Sneaky Uber Knows When To Surge Prices Based On User Phone Battery

Sneaky! Uber Knows When To Surge Prices Based On Users’ Phone Battery Level

Sneaky! Uber Knows When To Surge Prices Based On Users’ Phone Battery Level

Those familiar with Uber will have undoubtedly experience surge pricing at least once. One cause for the surge is when the demand for the company’s rides surpasses their supply of vehicles, prices surges of 2x or 3x occur. Typically, surge pricing like this occurs for two primary reasons, the first is a rapid change in the weather, such as a sudden rainstorm. The second reason is celebratory days such as New Years Eve.

In their defence, Uber have revealed that the price surging has two effects. It prioritises the service, as those who are in no rush wait until the surge has ended. The second, which is slightly more negative, is that drivers then travel into surge areas in order to take advantage of the higher fare.

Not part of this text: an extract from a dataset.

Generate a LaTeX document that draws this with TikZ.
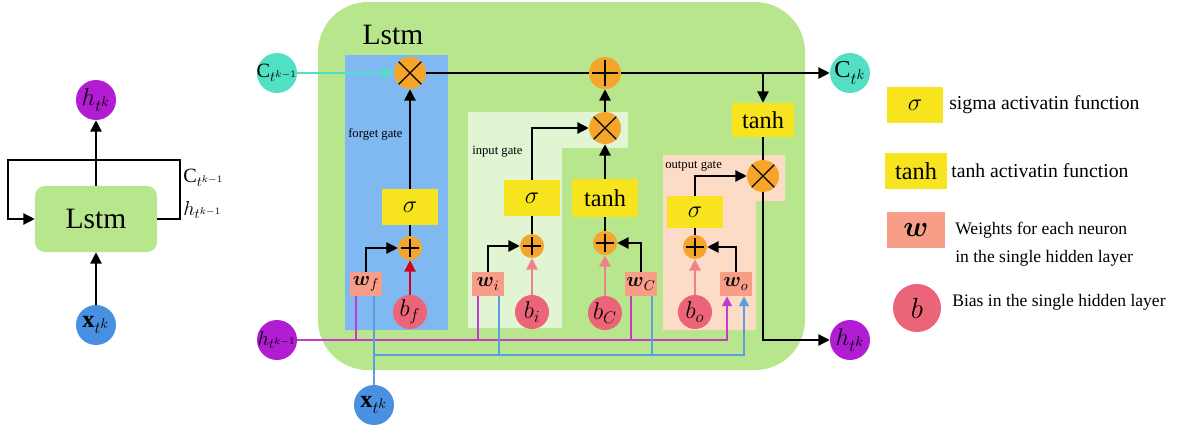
\documentclass[tikz,border=0pt]{standalone}
\usepackage{fontspec}
\setmainfont{Liberation Serif}
\usepackage{amsmath}
\usetikzlibrary{arrows.meta,calc,positioning}
\definecolor{LGreen}{HTML}{B8E68C}
\definecolor{FBlue}{HTML}{80B8F2}
\definecolor{IGreen}{HTML}{E2F5D2}
\definecolor{OPeach}{HTML}{FCDCC6}
\definecolor{AOrange}{HTML}{F5A52A}
\definecolor{AYellow}{HTML}{F7E41E}
\definecolor{WSalmon}{HTML}{F79D88}
\definecolor{BPink}{HTML}{EC6478}
\definecolor{HPurple}{HTML}{B21CD2}
\definecolor{CTeal}{HTML}{52E0C4}
\definecolor{XBlue}{HTML}{4A90E2}
\definecolor{HWire}{HTML}{C43CCC}
\definecolor{XWire}{HTML}{5A9EE0}
\definecolor{BRed}{HTML}{D0021B}
\definecolor{BArrow}{HTML}{F0808C}

\begin{document}
\begin{tikzpicture}[x=0.025cm,y=-0.025cm,
  arr/.style={-{Triangle[length=8pt,width=8pt]},line width=1pt},
  lnk/.style={line width=1pt},
  wtip/.style={-{Triangle[length=7pt,width=7pt]}},
  ionode/.style={circle,minimum size=1cm,inner sep=0pt,font=\fontsize{17.28}{18}\selectfont},
  opnode/.style={circle,fill=AOrange,inner sep=0pt},
  opmul/.style={opnode,minimum size=0.8cm,path picture={
    \draw[line width=0.9pt] (path picture bounding box.north east)--(path picture bounding box.south west)
      (path picture bounding box.north west)--(path picture bounding box.south east);}},
  opadd/.style={opnode,path picture={
    \draw[line width=0.9pt] ([yshift=-2pt]path picture bounding box.north)--([yshift=2pt]path picture bounding box.south)
      ([xshift=2pt]path picture bounding box.west)--([xshift=-2pt]path picture bounding box.east);}},
  actbox/.style={fill=AYellow,minimum width=1.4cm,minimum height=0.88cm,inner sep=0pt,font=\fontsize{17.28}{18}\selectfont},
  wbox/.style={fill=WSalmon,minimum width=0.82cm,minimum height=0.6cm,inner sep=0pt,font=\fontsize{14.4}{15}\selectfont},
  biasnode/.style={circle,fill=BPink,minimum size=0.85cm,inner sep=0pt,font=\fontsize{17.28}{18}\selectfont},
  gatelab/.style={font=\fontsize{9}{10}\selectfont,anchor=west,inner sep=0pt},
  legtxt/.style={anchor=west,inner sep=0pt,align=left,font=\fontsize{12.5}{20}\selectfont},
  hwire/.style={HWire,line width=0.9pt},
  xwire/.style={XWire,line width=0.9pt}]
  \useasboundingbox (0,0) rectangle (1186,435);
  % folded cell
  \node[rectangle,rounded corners=0.25cm,fill=LGreen,minimum width=3.05cm,minimum height=1.65cm,
    font=\fontsize{21}{24}\selectfont] (lstmL) at (96,219) {Lstm};
  \node[ionode,fill=HPurple] (hL) at (96,100) {$h_{t^k}$};
  \node[ionode,fill=XBlue] (xL) at (96,325) {$\mathbf{x}_{t^k}$};
  \draw[arr] (lstmL.north) -- (hL.south);
  \draw[arr] (xL.north) -- (lstmL.south);
  \coordinate (loopR) at (180,160);
  \coordinate (loopL) at (8,160);
  \draw[arr] (lstmL.east) -| (loopR) -- (loopL) |- (lstmL.west);
  \node[anchor=west,inner sep=0pt,font=\fontsize{14.4}{15}\selectfont] (cLab) at (183,178) {$\mathrm{C}_{t^{k-1}}$};
  \node[anchor=west,inner sep=0pt,font=\fontsize{14.4}{15}\selectfont] (hLab) at (183,210) {$h_{t^{k-1}}$};
  % unfolded cell
  \fill[LGreen,rounded corners=1.25cm] (318,2) rectangle (805,370);
  \node[font=\fontsize{21}{24}\selectfont] (title) at (393,35) {Lstm};
  \fill[FBlue] (345,55) rectangle (448,330);
  \fill[IGreen] (468,112) -- (628,112) -- (628,148) -- (562,148) -- (562,328) -- (468,328) -- cycle;
  \fill[OPeach] (663,155) -- (785,155) -- (785,201) -- (756,201) -- (756,330) -- (663,330) -- cycle;
  \node[gatelab] (fLab) at (348,134) {forget gate};
  \node[gatelab] (iLab) at (472,152) {input gate};
  \node[gatelab] (oLab) at (665,166) {output gate};
  \node[ionode,fill=CTeal,inner sep=-6pt,font=\fontsize{14.4}{15}\selectfont] (cin) at (277,73) {$\mathrm{C}_{t^{k-1}}$};
  \node[ionode,fill=HPurple,inner sep=-6pt,font=\fontsize{14.4}{15}\selectfont] (hin) at (277,340) {$h_{t^{k-1}}$};
  \node[ionode,fill=XBlue] (xin) at (374,405) {$\mathbf{x}_{t^k}$};
  \node[ionode,fill=CTeal] (cout) at (850,73) {$\mathrm{C}_{t^k}$};
  \node[ionode,fill=HPurple] (hout) at (850,340) {$h_{t^k}$};
  \node[opmul] (mulF) at (410,73) {};
  \node[opadd,minimum size=0.8cm] (plusT) at (605,73) {};
  \node[opmul] (mulI) at (605,128) {};
  \node[opmul] (mulO) at (763,176) {};
  \node[actbox] (sigF) at (410,207) {$\sigma$};
  \node[actbox] (sigI) at (532,198) {$\sigma$};
  \node[actbox,minimum width=1.65cm,minimum height=0.95cm] (tanhI) at (605,198) {tanh};
  \node[actbox,minimum height=0.8cm] (sigO) at (695,212) {$\sigma$};
  \node[actbox,minimum width=1.55cm,minimum height=0.85cm] (tanhO) at (763,120) {tanh};
  \node[opadd,minimum size=0.6cm] (addF) at (410,248) {};
  \node[opadd,minimum size=0.6cm] (addI) at (532,246) {};
  \node[opadd,minimum size=0.6cm] (addC) at (605,243) {};
  \node[opadd,minimum size=0.6cm] (addO) at (695,247) {};
  \node[wbox] (Wf) at (366,284) {$\boldsymbol{w}_f$};
  \node[wbox] (Wi) at (488,284) {$\boldsymbol{w}_i$};
  \node[wbox] (WC) at (641,284) {$\boldsymbol{w}_C$};
  \node[wbox] (Wo) at (736,284) {$\boldsymbol{w}_o$};
  \node[biasnode] (bf) at (410,312) {$b_f$};
  \node[biasnode] (bi) at (532,312) {$b_i$};
  \node[biasnode] (bC) at (605,313) {$b_C$};
  \node[biasnode] (bo) at (695,312) {$b_o$};
  % cell state and output
  \draw[arr,CTeal] (cin.east) -- (mulF.west);
  \draw[lnk] (mulF.east) -- (plusT.west);
  \draw[arr] (plusT.east) -- (cout.west);
  \draw[arr] (tanhO.north |- plusT) -- (tanhO.north);
  \draw[lnk] (tanhO.south) -- (mulO.north);
  \draw[arr] (mulO.south) |- (hout.west);
  % forget gate
  \draw[arr] (sigF.north) -- (mulF.south);
  \draw[lnk] (addF.north) -- (sigF.south);
  \draw[arr] (Wf.north) |- (addF.west);
  \draw[arr,BRed] (bf.north) -- (addF.south);
  % input gate
  \draw[arr] (mulI.north) -- (plusT.south);
  \draw[arr] (sigI.north) |- (mulI.west);
  \draw[arr] (tanhI.north) -- (mulI.south);
  \draw[lnk] (addI.north) -- (sigI.south);
  \draw[arr] (Wi.north) |- (addI.west);
  \draw[arr,BArrow] (bi.north) -- (addI.south);
  \draw[lnk] (addC.north) -- (tanhI.south);
  \draw[arr] (WC.north) |- (addC.east);
  \draw[arr,BArrow] (bC.north) -- (addC.south);
  % output gate
  \draw[arr] (sigO.north) |- (mulO.west);
  \draw[lnk] (addO.north) -- (sigO.south);
  \draw[arr] (Wo.north) |- (addO.east);
  \draw[arr,BArrow] (bo.north) -- (addO.south);
  % inputs to the weights
  \draw[hwire,wtip] (hin.east) -| ($(Wo.south)+(-9,0)$);
  \foreach \w in {Wf,Wi,WC}
    \draw[hwire] ($(\w.south)+(-10,0)$) |- (hin.east);
  \coordinate (xbus) at (xin.north |- 0,355);
  \draw[xwire] (xin.north) -- ($(Wf.south)+(8,0)$);
  \draw[xwire,wtip] (xbus) -| ($(Wo.south)+(8,0)$);
  \foreach \w in {Wi,WC}
    \draw[xwire] ($(\w.south)+(11,0)$) |- (xbus);
  % legend
  \node[actbox] (lgS) at (915,105) {$\sigma$};
  \node[legtxt,font=\fontsize{14}{16}\selectfont] (lgSt) at (949,105) {sigma activatin function};
  \node[actbox,minimum width=1.55cm] (lgT) at (916,171) {tanh};
  \node[legtxt,font=\fontsize{14}{16}\selectfont] (lgTt) at (951,171) {tanh activatin function};
  \node[wbox,minimum width=1.45cm,minimum height=0.88cm,font=\fontsize{20.74}{22}\selectfont] (lgW) at (916,230) {$\boldsymbol{w}$};
  \node[legtxt] (lgWt) at (955,244) {Weights for each neuron\\in the single hidden layer};
  \node[biasnode,minimum size=1.2cm,font=\fontsize{20.74}{22}\selectfont] (lgB) at (917,308) {$b$};
  \node[legtxt] (lgBt) at (952,302) {Bias in the single hidden layer};
\end{tikzpicture}
\end{document}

One group of people are incredibly susceptible to pay for surge Uber rates. This is people who have low battery on their mobile phone. Understandably, these people are willing to pay more to ensure that they can get home without getting trapped without phone battery. Users who have full battery are in a better position to wait the 15-20 minutes required for the surge to end.

The plot thickens, however, when it becomes clear that Uber is aware of the battery level of those who use their service. This information can be found in the privacy statement for Uber. The statement reveals that the company collects data from the devices of its users. Amongst this information is the user’s battery level so the app can determine when to go into power saving mode. The company claims that it does not take advantage of this information to charge users higher fares based on their phone level.

Surge pricing is perhaps the single most disliked feature of the Uber. In certain times, such as key holidays and events, the price of a fare has increased as much as 9.9 times!

It is not only that users with low batteries are more willing to pay for surge fares that has been revealed by Uber. The company have also revealed that its users react most strongly when the surge pricing multiplier is a round number. To demonstrate, the fall in demand when the fare multiplier goes from 1.9 to 2.0 is six times greater a drop in demand than when the fare multiplier goes from 1.8 to 1.9. The company states that even though the financial change is the same, the step to 2.0 just “feels viscerally larger to people.”